Remember, Europe was central to our defense alliance in the Cold War not because they would go wherever needed globally to fight with us, but because Europe was the potential theater of war. War would come to Europe if the Soviet Union went to war no matter what Europe spent. Europe had no choice but to fight at our side.

Now, by contrast, Europe must travel to the war and if they don't spend enough they can't get to the war--not even the miniscule effort in Afghanistan is easily sustainable based on their capabilities and willpower. Maybe it is more accurate to simply blame the times we live in for our trans-Atlantic divide:


Alliances require predictability: of threat, outlook and obligations. But it is precisely this characteristic that is likely to be in short supply in a world defined by shifting threats, differing perceptions and societies with widely divergent readiness to maintain and use military force. The 21st-century world is far more dynamic and fluid than the relatively stable and predictable period of the cold war.

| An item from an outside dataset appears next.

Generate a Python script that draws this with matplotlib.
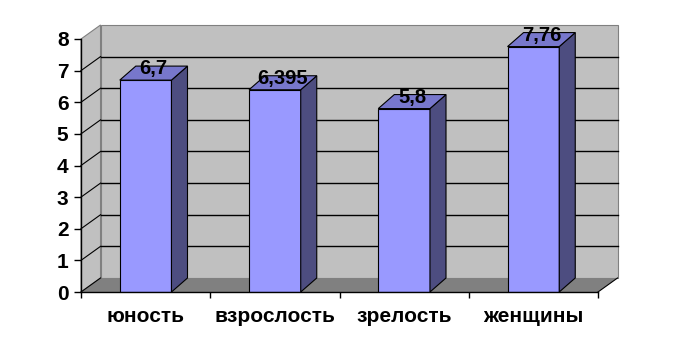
import matplotlib.pyplot as plt
from matplotlib.patches import Polygon

categories = ['юность', 'взрослость', 'зрелость', 'женщины']
values = [6.7, 6.395, 5.8, 7.76]
labels = ['6,7', '6,395', '5,8', '7,76']
yticks = [0, 1, 2, 3, 4, 5, 6, 7, 8]

plt.rcParams['font.family'] = ['Liberation Sans', 'DejaVu Sans']
plt.rcParams['font.weight'] = 'bold'

fig = plt.figure(figsize=(6.75, 3.53), dpi=100)
ax = fig.add_axes([81 / 675, 61 / 353, 517 / 675, 253 / 353])

x0, x1 = -0.5, len(categories) - 0.5
ymax = 8
# 3D depth offsets in data units
dxw, dyw = 0.151, 0.443   # walls
dxb = 0.124               # bars
bw = 0.4

wall = '#C0C0C0'
edge = '#808080'

# side wall, back wall, floor
ax.add_patch(Polygon([(x0, 0), (x0 + dxw, dyw), (x0 + dxw, ymax + dyw), (x0, ymax)],
                     facecolor=wall, edgecolor=edge, lw=0.8, clip_on=False, zorder=0))
ax.add_patch(Polygon([(x0 + dxw, dyw), (x1 + dxw, dyw), (x1 + dxw, ymax + dyw), (x0 + dxw, ymax + dyw)],
                     facecolor=wall, edgecolor=edge, lw=0.8, clip_on=False, zorder=0))
ax.add_patch(Polygon([(x0, 0), (x1, 0), (x1 + dxw, dyw), (x0 + dxw, dyw)],
                     facecolor='#808080', edgecolor='none', clip_on=False, zorder=0.5))
ax.plot([x1, x1 + dxw], [0, dyw], color='black', lw=0.8, clip_on=False, zorder=0.6)

# gridlines
for v in yticks[1:-1]:
    ax.plot([x0 + dxw, x1 + dxw], [v + dyw, v + dyw], color='black', lw=1, clip_on=False, zorder=1)
for v in yticks[:-1]:
    ax.plot([x0, x0 + dxw], [v, v + dyw], color='black', lw=0.8, clip_on=False, zorder=1)

# bars
xs = list(range(len(categories)))
ax.bar(xs, values, width=bw, color='#9999FF', edgecolor='black', lw=0.8, zorder=3)
for x, v, lab in zip(xs, values, labels):
    l, r = x - bw / 2, x + bw / 2
    ax.add_patch(Polygon([(r, 0), (r + dxb, dyw), (r + dxb, v + dyw), (r, v)],
                         facecolor='#4D4D80', edgecolor='black', lw=0.8, clip_on=False, zorder=3))
    ax.add_patch(Polygon([(l, v), (r, v), (r + dxb, v + dyw), (l + dxb, v + dyw)],
                         facecolor='#7777CC', edgecolor='black', lw=0.8, clip_on=False, zorder=3))
    ax.text(x + dxb / 2, v + dyw - 0.08, lab, ha='center', va='center',
            fontsize=14.5, fontweight='bold', zorder=5)

ax.set_xlim(x0, x1)
ax.set_ylim(0, ymax)
ax.set_facecolor('none')
for s in ['top', 'right']:
    ax.spines[s].set_visible(False)
ax.spines['left'].set_linewidth(1)
ax.spines['bottom'].set_linewidth(1)
ax.spines['bottom'].set_zorder(4)

ax.set_yticks(yticks)
ax.set_yticklabels([str(t) for t in yticks], fontsize=15, fontweight='bold')
ax.set_xticks([x0 + i for i in range(len(categories) + 1)])
ax.set_xticklabels([])
ax.set_xticks(xs, minor=True)
ax.set_xticklabels(categories, minor=True, fontsize=15, fontweight='bold')
ax.tick_params(axis='x', which='major', direction='out', length=4, width=1)
ax.tick_params(axis='x', which='minor', length=0, pad=11)
ax.tick_params(axis='y', direction='out', length=5, width=1, pad=4)

fig.savefig('out.png', dpi=100)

This is in no way meant to defend or advocate unilateralism. But it is a recognition that many in Europe disagree with some US objectives, with how the US goes about realising them, or both. As a result, the US often will be unable to count on the support of its traditional allies. Also weakening Europe’s centrality to US foreign policy is that its capacity for global intervention is diminishing, especially in the military field. That is true even for occasions in which it does find itself inclined to act with, or in support of, the US. Afghanistan is becoming a case in point. The strengthening of European Union foreign policy institutions will help but will not be enough to reverse this trend.

Instead, we now face a future of “selective co-operation”. We are entering an era of foreign policy and international relations where countries are neither automatically predictable adversaries nor allies. They may be active partners on one issue on one day and largely inactive observers on another issue the next. Or they may carry out alternative or opposing policies.


Which is true enough, though I hardly see the fluctuating common interests leading to war with allies. But it is true that our Western alliance may be beyond the control of any president. In peace it may look fine, but in war our alliances may mean little. And if our alliance partners are this unreliable, how will we get the international community to agree with us? We'll be forced to craft an alliance of the willing (call it "selective co-operation" if you must to avoid giving Bush any credit, but it is the same thing) for most everything we might want to do.

And funny enough, we are closer to winning our "bad" war with only Iraqis fighting at our side and a dwindling coalition of the willing helping us than we are in Afghanistan with the official blessings of the UN and NATO that haven't provided very much actual combat power.

But as long as our Congress does its job by appropriating the needed money, we'll do fine with our wars without the blessings of the sainted international community by cobbling together willing allies for specific missions--just as we have done these last six years.

Ultimately, we have to fight our wars with our own efforts without hoping allies will do the heavy lifting for us. Hoping for more from the international community may not be realistic no matter what foreign policy realists believe.